Building flexible machine learning libraries adapted for Netflix’s use cases is paramount in our continued efforts to better model our users’ behaviors and provide them great personalized video recommendations.
This talk introduces one such spark-based stratification library developed at Netflix to aid “Training Set Stratification” in offline machine learning workflows. Originally created to implement user selection algorithms in our data snapshotting infrastructure, the library has evolved to cater to general-purpose stratification use cases in ML pipelines. We will talk about how using the stratification library’s DSL (domain specific language) and its underlying Spark based implementation, one can easily express complex sampling rules and dynamically carve out matching portions of a Spark dataframe.
For example, arbitrary rules governing the distributions of user attributes (and combinations there of) such as origin country, video play frequency, tenure etc can be easily enforced when constructing a ML training data set.

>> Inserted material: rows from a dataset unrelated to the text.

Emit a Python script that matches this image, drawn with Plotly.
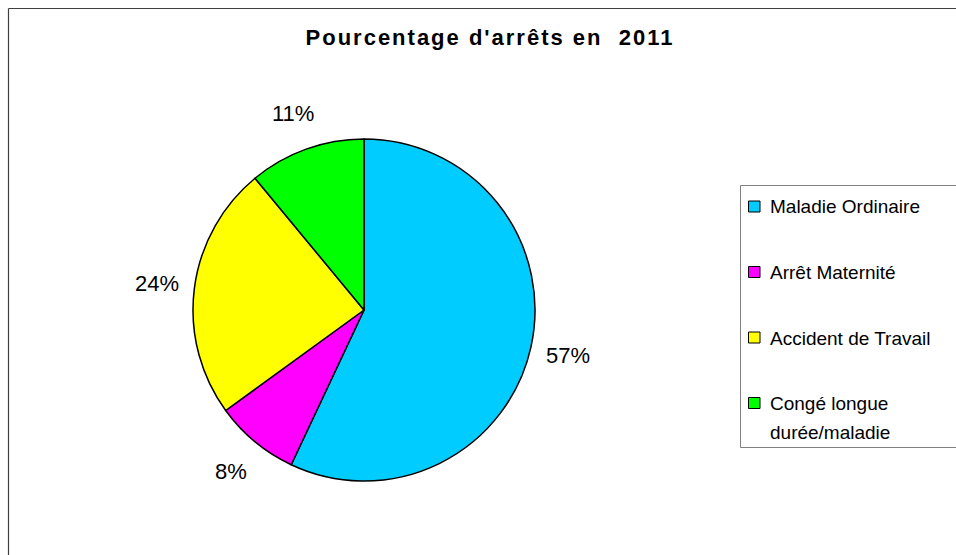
import math
import plotly.graph_objects as go

W, H = 956, 555

categories = ["Maladie Ordinaire", "Arrêt Maternité", "Accident de Travail", "Congé longue durée/maladie"]
legend_lines = [["Maladie Ordinaire"], ["Arrêt Maternité"], ["Accident de Travail"], ["Congé longue", "durée/maladie"]]
values = [57, 8, 24, 11]
colors = ["#00CCFF", "#FF00FF", "#FFFF00", "#00FF00"]
title_text = "Pourcentage d'arrêts en  2011"

FONT = "Liberation Sans, Arial, sans-serif"

# helpers: page pixel -> paper fraction
def px(x):
    return x / W

def py(y):
    return 1 - y / H

# pie geometry (page pixels)
cx, cy, r = 364, 310, 171
label_r = 209

fig = go.Figure()
fig.add_trace(go.Pie(
    labels=categories,
    values=values,
    sort=False,
    direction="clockwise",
    rotation=0,
    marker=dict(colors=colors, line=dict(color="black", width=1.5)),
    textinfo="none",
    domain=dict(x=[px(cx - r), px(cx + r)], y=[py(cy + r), py(cy - r)]),
    showlegend=False,
    hoverinfo="label+percent",
))

annotations = []
# percentage labels placed outside the pie at each slice's mid-angle
total = sum(values)
cum = 0
for v in values:
    mid = (cum + v / 2) / total * 2 * math.pi
    cum += v
    lx = cx + label_r * math.sin(mid)
    ly = cy - label_r * math.cos(mid)
    annotations.append(dict(text=f"{round(100 * v / total)}%", xref="paper", yref="paper",
                            x=px(lx), y=py(ly), xanchor="center", yanchor="middle", showarrow=False,
                            font=dict(family=FONT, size=22, color="black")))

shapes = []
# outer frame (top and left edges visible)
shapes.append(dict(type="line", xref="paper", yref="paper", x0=px(8.5), x1=px(W + 10), y0=py(8.5), y1=py(8.5),
                   line=dict(color="#404040", width=1.2)))
shapes.append(dict(type="line", xref="paper", yref="paper", x0=px(8.5), x1=px(8.5), y0=py(8.5), y1=py(H + 10),
                   line=dict(color="#404040", width=1.2)))
# legend box
shapes.append(dict(type="rect", xref="paper", yref="paper", x0=px(740.5), x1=px(W + 20), y0=py(447.5), y1=py(185.5),
                   line=dict(color="#808080", width=1), fillcolor="rgba(0,0,0,0)"))

first_y, step, line_gap = 206.5, 65.5, 29
for i, (lines, col) in enumerate(zip(legend_lines, colors)):
    yc = first_y + i * step
    shapes.append(dict(type="rect", xref="paper", yref="paper", x0=px(748.5), x1=px(760), y0=py(yc + 5.5), y1=py(yc - 5.5),
                       line=dict(color="black", width=1), fillcolor=col))
    for j, t in enumerate(lines):
        annotations.append(dict(text=t, xref="paper", yref="paper", x=px(768), y=py(yc + j * line_gap + 0.5),
                                xanchor="left", yanchor="middle", showarrow=False,
                                font=dict(family=FONT, size=19, color="black")))

fig.update_layout(
    width=W, height=H,
    margin=dict(l=0, r=0, t=0, b=0),
    paper_bgcolor="white",
    plot_bgcolor="white",
    title=dict(text="<b>" + title_text + "</b>", x=px(490), xanchor="center", xref="paper",
               y=py(37), yanchor="middle", yref="container",
               font=dict(family=FONT, size=22, color="black")),
    shapes=shapes,
    annotations=annotations,
    showlegend=False,
)

post = (
    "document.body.style.margin='0';"
    "document.body.style.overflow='hidden';"
    "var s=document.createElement('style');"
    "s.textContent='.gtitle{letter-spacing:2px;}';"
    "document.head.appendChild(s);"
)

fig.write_html("out.html", config={"displayModeBar": False}, post_script=post)
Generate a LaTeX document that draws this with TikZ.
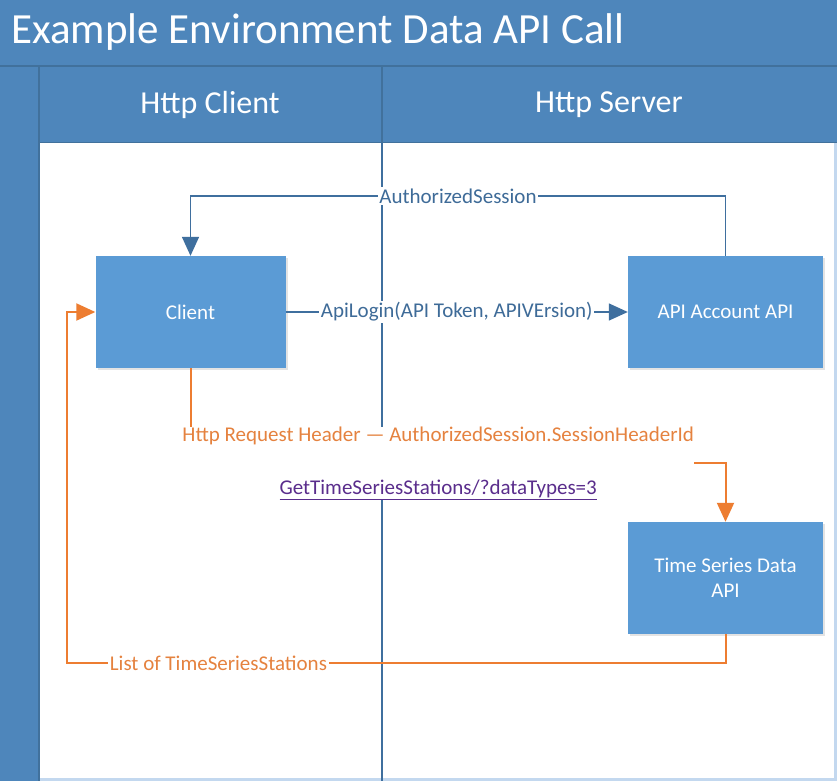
\documentclass[tikz,border=0pt]{standalone}
\usepackage{fontspec}
\setmainfont{Carlito}
\usetikzlibrary{arrows.meta,shadows}
\definecolor{band}{HTML}{4E86BB}
\definecolor{bandline}{HTML}{41719C}
\definecolor{boxfill}{HTML}{5B9BD5}
\definecolor{laneline}{HTML}{3F6F9E}
\definecolor{bluetxt}{HTML}{3E6B98}
\definecolor{orangeline}{HTML}{ED7D31}
\definecolor{orangetxt}{HTML}{E5823F}
\definecolor{linktxt}{HTML}{5A2D8C}
\definecolor{edgeblue}{HTML}{C3D8EF}
\tikzset{
  apibox/.style={draw=none, fill=boxfill, text=white, minimum width=190pt,
    minimum height=112pt, align=center, font=\fontsize{21}{25}\selectfont,
    drop shadow={shadow xshift=2pt, shadow yshift=-2pt, opacity=0.18, fill=black!60}},
  blueflow/.style={draw=laneline, line width=1.5pt},
  orangeflow/.style={draw=orangeline, line width=2pt},
  tipblue/.style={-{Triangle[length=19pt,width=17pt]}},
  tiporange/.style={-{Triangle[length=19pt,width=17pt]}},
  flowlabel/.style={fill=white, inner sep=1.5pt, font=\fontsize{21}{25}\selectfont},
  headtext/.style={text=white, font=\fontsize{32}{36}\selectfont},
}
\begin{document}
\begin{tikzpicture}[x=1pt,y=-1pt]
\useasboundingbox (0,0) rectangle (837,781);
% bands and lanes
\fill[band] (0,0) rectangle (837,781);
\fill[white] (40,143) rectangle (837,781);
\draw[edgeblue, line width=3pt] (835.5,143) -- (835.5,779.5) -- (40,779.5);
\draw[bandline, line width=2pt] (0,66) -- (837,66);
\draw[bandline, line width=1.5pt] (39,67) -- (39,781);
\draw[bandline, line width=1.5pt] (40,142.5) -- (837,142.5);
\draw[bandline, line width=1.2pt] (382,67) -- (382,143);
\draw[laneline, line width=1.5pt] (382,143) -- (382,781);
\node[anchor=west, text=white, font=\fontsize{43}{48}\selectfont] (title) at (8,32) {Example Environment Data API Call};
\node[headtext] (hclient) at (210,105) {Http Client};
\node[headtext] (hserver) at (609,105) {Http Server};
% process boxes
\node[apibox] (client) at (190.5,312) {Client};
\node[apibox, minimum width=195pt] (acct) at (725.5,312) {API Account API};
\node[apibox, minimum width=195pt] (ts) at (725.5,578) {Time Series Data\\API};
% helper coordinates for connector bends
\coordinate (sessY) at (0,196);
\coordinate (reqY) at (0,463);
\coordinate (listY) at (0,663);
\coordinate (loopX) at (67,0);
% connectors
\draw[blueflow, tipblue] (acct.north) |- node[flowlabel, text=bluetxt, pos=0.75] {AuthorizedSession} (client.north |- sessY) -- (client.north);
\draw[blueflow, tipblue] (client.east) -- node[flowlabel, text=bluetxt, pos=0.5] {ApiLogin(API Token, APIVErsion)} (acct.west);
\draw[orangeflow, tiporange] (client.south) -- (client.south |- reqY)
  -- node[fill=white, inner sep=0pt, align=center, pos=0.463,
          font=\fontsize{21}{26.5}\selectfont]
     {\textcolor{orangetxt}{Http Request Header — AuthorizedSession.SessionHeaderId}\\[0pt]
      \strut\\
      \textcolor{linktxt}{\underline{GetTimeSeriesStations/?dataTypes=3}}}
  (ts.north |- reqY) -- (ts.north);
\draw[orangeflow, tiporange] (ts.south) -- (ts.south |- listY)
  -- node[flowlabel, text=orangetxt, pos=0.77] {List of TimeSeriesStations} (loopX |- listY)
  -- (loopX |- client.west) -- (client.west);
\end{tikzpicture}
\end{document}
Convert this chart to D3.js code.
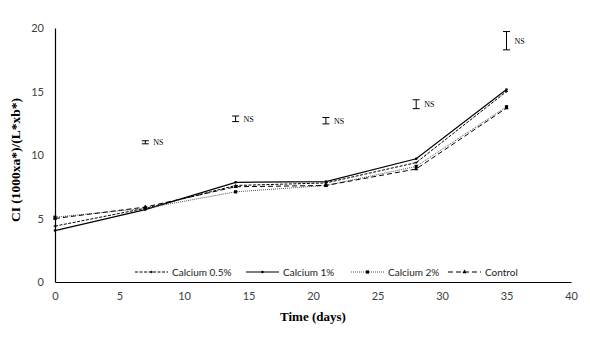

The demo section of the talk will showcase example usages of the stratification library in a Jupyter notebook.
Session hashtag: #DSSAIS11
Shiva Chaitanya is a senior software engineer in the Personalization Infrastructure team at Netflix. His primary focus is building and improving Machine Learning libraries - mostly within spark/scala ecosystem - consumed by several internal teams working on Netflix recommendations' algorithms. Shiva holds a Ph.D degree in Computer Science & Engineering from Pennsylvania State University.